«Les données sont là. Utilisons-les!»

Que la Suisse ne soit pas pionnière en matière de numérisation n’a rien de nouveau. J’ai néanmoins constaté des progrès dans le système de santé au cours des dernières années en ce qui concerne notamment la saisie des données et la documentation, qui sont toutes deux presque entièrement numériques. La condition de base pour une numérisation intégrale du système de santé est ainsi remplie. La prochaine étape s’annonce toutefois beaucoup plus complexe. Il s’agira de faire en sorte que les données saisies soient disponibles partout où elles sont nécessaires et qu’elles soient réutilisées judicieusement. Pour cela, nous devons briser les silos de données existants. En effet, plus il y aura de données disponibles et plus le flux de données sera efficace, plus nous nous rapprocherons de l’objectif – ou plutôt de la vision – d’un système de santé délesté de ses inefficiences. Cela permettrait de mieux respecter le principe d’efficacité, d’adéquation et d’économicité (EAE) inscrit dans la loi.
Navigation à vue dans la collecte des données
Dans notre système de santé, les données ne sont pas gérées uniformément, ce qui entraîne des surcoûts, ainsi que des soins excédentaires et inappropriés.

Une documentation complète
En tant que médecin de famille, je dispose en général d’une documentation individuelle complète après une consultation. On pourrait presque parler d’un journal de bord que je tiens sur mes patientes et patients. Je ne me contente pas de saisir les diagnostics. Je saisis également des informations personnelles, par exemple le fait qu’une personne refuse un dépistage du cancer de l’intestin ou un suivi en cardiologie malgré une indication en ce sens. Une telle mention dans un dossier médical est l’équivalent d’une image instantanée, mais rien n’oblige les médecins à consigner cette information. Elle pourrait pourtant s’avérer fort pertinente dans un cas de maladie ultérieur et nous orienter vers le meilleur traitement possible. L’absence de codage est souvent considérée comme le principal obstacle à la transition numérique du système de santé.
«En cas d’urgence, un traitement fondé sur des données peut justement s’avérer vital.»
En effet, les médecins de famille saisissent généralement les différentes étapes du traitement sans recourir à des codages. A cet égard, l’intelligence artificielle (IA) pourrait offrir un soutien de plus en plus crucial. Grâce à l’IA, les données des patientes et patients qui ont été saisies sans codage pourront vraisemblablement être transférées dans une version codée. On disposerait ainsi de données uniformes, qui pourraient être comparées et évaluées. Le principal défi à mon avis, ce n’est pas la saisie de données, mais la création d’une interface permettant de convertir les données de santé saisies numériquement en un autre système afin de les rendre accessibles à d’autres fournisseurs de prestations. Idéalement, le dossier électronique du patient (DEP) pourrait assumer cette fonction.

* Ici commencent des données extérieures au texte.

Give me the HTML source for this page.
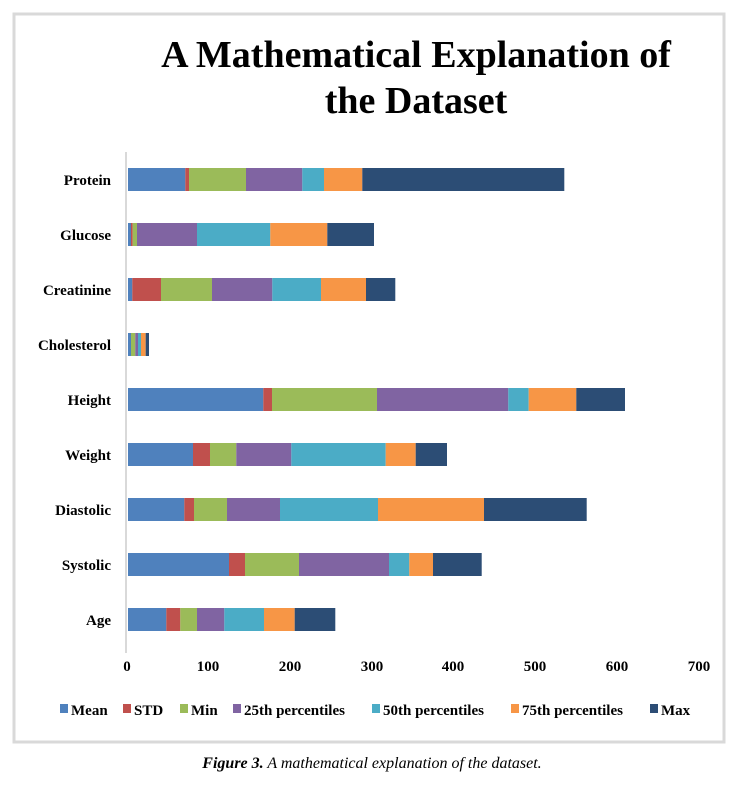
<!DOCTYPE html>
<html><head><style>
body{margin:0;background:#fff;}
svg text{font-family:"Liberation Serif",serif;font-weight:bold;fill:#000;}
</style></head><body>
<svg width="744" height="785" xmlns="http://www.w3.org/2000/svg">
<rect x="14" y="14" width="710" height="728" fill="#fff" stroke="#d9d9d9" stroke-width="3"/>
<text x="416" y="67" font-size="38" text-anchor="middle">A Mathematical Explanation of</text>
<text x="416" y="113" font-size="38" text-anchor="middle">the Dataset</text>
<line x1="126" y1="152" x2="126" y2="653" stroke="#d9d9d9" stroke-width="2"/>
<g font-size="15" text-anchor="end">
<text x="111" y="185">Protein</text>
<text x="111" y="240">Glucose</text>
<text x="111" y="295">Creatinine</text>
<text x="111" y="350">Cholesterol</text>
<text x="111" y="405">Height</text>
<text x="111" y="460">Weight</text>
<text x="111" y="515">Diastolic</text>
<text x="111" y="570">Systolic</text>
<text x="111" y="625">Age</text>
</g>
<g font-size="15" text-anchor="middle">
<text x="127" y="671">0</text><text x="208" y="671">100</text><text x="290" y="671">200</text><text x="372" y="671">300</text><text x="453" y="671">400</text><text x="535" y="671">500</text><text x="617" y="671">600</text><text x="699" y="671">700</text>
</g>
<g font-size="15">
<rect x="60" y="704" width="8" height="9" fill="#4f81bd"/><text x="71" y="715">Mean</text>
<rect x="123" y="704" width="8" height="9" fill="#c0504d"/><text x="134" y="715">STD</text>
<rect x="180" y="704" width="8" height="9" fill="#9bbb59"/><text x="191" y="715">Min</text>
<rect x="233" y="704" width="8" height="9" fill="#8064a2"/><text x="244" y="715">25th percentiles</text>
<rect x="372" y="704" width="8" height="9" fill="#4bacc6"/><text x="383" y="715">50th percentiles</text>
<rect x="511" y="704" width="8" height="9" fill="#f79646"/><text x="522" y="715">75th percentiles</text>
<rect x="650" y="704" width="8" height="9" fill="#2c4d75"/><text x="661" y="715">Max</text>
</g>
<text x="372" y="768" font-size="16" text-anchor="middle" style="font-style:italic;font-weight:normal"><tspan style="font-weight:bold">Figure 3.</tspan> A mathematical explanation of the dataset.</text>
<g stroke="none">
<rect x="128" y="168" width="57.3" height="23" fill="#4f81bd"/><rect x="185.3" y="168" width="3.7" height="23" fill="#c0504d"/><rect x="189" y="168" width="57" height="23" fill="#9bbb59"/><rect x="246" y="168" width="56.3" height="23" fill="#8064a2"/><rect x="302.3" y="168" width="21.7" height="23" fill="#4bacc6"/><rect x="324" y="168" width="38.3" height="23" fill="#f79646"/><rect x="362.3" y="168" width="202" height="23" fill="#2c4d75"/>
<rect x="128" y="223" width="3" height="23" fill="#4f81bd"/><rect x="131" y="223" width="1.7" height="23" fill="#c0504d"/><rect x="132.7" y="223" width="4.3" height="23" fill="#9bbb59"/><rect x="137" y="223" width="60" height="23" fill="#8064a2"/><rect x="197" y="223" width="73.3" height="23" fill="#4bacc6"/><rect x="270.3" y="223" width="57" height="23" fill="#f79646"/><rect x="327.3" y="223" width="46.7" height="23" fill="#2c4d75"/>
<rect x="128" y="278" width="4.3" height="23" fill="#4f81bd"/><rect x="132.3" y="278" width="28.7" height="23" fill="#c0504d"/><rect x="161" y="278" width="51" height="23" fill="#9bbb59"/><rect x="212" y="278" width="60.3" height="23" fill="#8064a2"/><rect x="272.3" y="278" width="48.7" height="23" fill="#4bacc6"/><rect x="321" y="278" width="45" height="23" fill="#f79646"/><rect x="366" y="278" width="29.3" height="23" fill="#2c4d75"/>
<rect x="128" y="333" width="3" height="23" fill="#4f81bd"/><rect x="131" y="333" width="4.3" height="23" fill="#9bbb59"/><rect x="135.3" y="333" width="2.7" height="23" fill="#8064a2"/><rect x="138" y="333" width="3" height="23" fill="#4bacc6"/><rect x="141" y="333" width="4.7" height="23" fill="#f79646"/><rect x="145.7" y="333" width="3.3" height="23" fill="#2c4d75"/>
<rect x="128" y="388" width="135.3" height="23" fill="#4f81bd"/><rect x="263.3" y="388" width="8.7" height="23" fill="#c0504d"/><rect x="272" y="388" width="105" height="23" fill="#9bbb59"/><rect x="377" y="388" width="131.3" height="23" fill="#8064a2"/><rect x="508.3" y="388" width="20.4" height="23" fill="#4bacc6"/><rect x="528.7" y="388" width="47.6" height="23" fill="#f79646"/><rect x="576.3" y="388" width="48.7" height="23" fill="#2c4d75"/>
<rect x="128" y="443" width="65" height="23" fill="#4f81bd"/><rect x="193" y="443" width="17" height="23" fill="#c0504d"/><rect x="210" y="443" width="26.3" height="23" fill="#9bbb59"/><rect x="236.3" y="443" width="55" height="23" fill="#8064a2"/><rect x="291.3" y="443" width="94.4" height="23" fill="#4bacc6"/><rect x="385.7" y="443" width="30" height="23" fill="#f79646"/><rect x="415.7" y="443" width="31.3" height="23" fill="#2c4d75"/>
<rect x="128" y="498" width="56.3" height="23" fill="#4f81bd"/><rect x="184.3" y="498" width="9.7" height="23" fill="#c0504d"/><rect x="194" y="498" width="33" height="23" fill="#9bbb59"/><rect x="227" y="498" width="53" height="23" fill="#8064a2"/><rect x="280" y="498" width="98" height="23" fill="#4bacc6"/><rect x="378" y="498" width="106" height="23" fill="#f79646"/><rect x="484" y="498" width="102.7" height="23" fill="#2c4d75"/>
<rect x="128" y="553" width="101" height="23" fill="#4f81bd"/><rect x="229" y="553" width="16" height="23" fill="#c0504d"/><rect x="245" y="553" width="54" height="23" fill="#9bbb59"/><rect x="299" y="553" width="90" height="23" fill="#8064a2"/><rect x="389" y="553" width="20.3" height="23" fill="#4bacc6"/><rect x="409.3" y="553" width="23.7" height="23" fill="#f79646"/><rect x="433" y="553" width="48.7" height="23" fill="#2c4d75"/>
<rect x="128" y="608" width="38.3" height="23" fill="#4f81bd"/><rect x="166.3" y="608" width="14" height="23" fill="#c0504d"/><rect x="180.3" y="608" width="16.7" height="23" fill="#9bbb59"/><rect x="197" y="608" width="27.3" height="23" fill="#8064a2"/><rect x="224.3" y="608" width="39.7" height="23" fill="#4bacc6"/><rect x="264" y="608" width="30.7" height="23" fill="#f79646"/><rect x="294.7" y="608" width="40.6" height="23" fill="#2c4d75"/>
</g>
</svg>
</body></html>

Des données parfaitement protégées?
Plus une personne soignante dispose d’informations sur une personne malade, plus elle est en mesure de bien cerner le cas et de comprendre chacune des étapes du traitement. En cas d’urgence, un traitement fondé sur les données peut justement s’avérer vital. Pour moi, les dispositions légales en matière de protection des données sont un obstacle majeur, car elles freinent la transmission de données. De deux choses l’une: soit nous optons pour une médecine qui offre une protection des données parfaitement hermétique, soit nous privilégions un accès aux données qui permet de choisir le meilleur traitement et rend la coopération interprofessionnelle possible. Lorsque la transmission d’un important résultat de laboratoire se heurte à la protection des données, la sécurité des patientes et patients peut être compromise. De plus, cela entraîne des doublons et des inefficiences.
Un dialogue s’impose
En réalité, ce n’est pas la quantité de données qui est en cause, mais plutôt leur structure, et surtout, l’utilisation que nous voulons en faire. Un dialogue permettrait à la population de se demander qui elle souhaite protéger: les données ou les patientes et patients? Pour ce faire, nous devons élargir notre conception des données personnelles et de leur traitement, et nous inspirer, par exemple, de ce qui se fait déjà en Suède. Tant les individus que les politiques ont un rôle à jouer dans ce dossier. Que l’on soit partisan du fédéralisme ou non, en matière de données de santé, il est essentiel de parler d’une seule voix et de s’engager pour des normes applicables au niveau national. Il en va de la santé des patientes et patients comme de l’efficience des soins.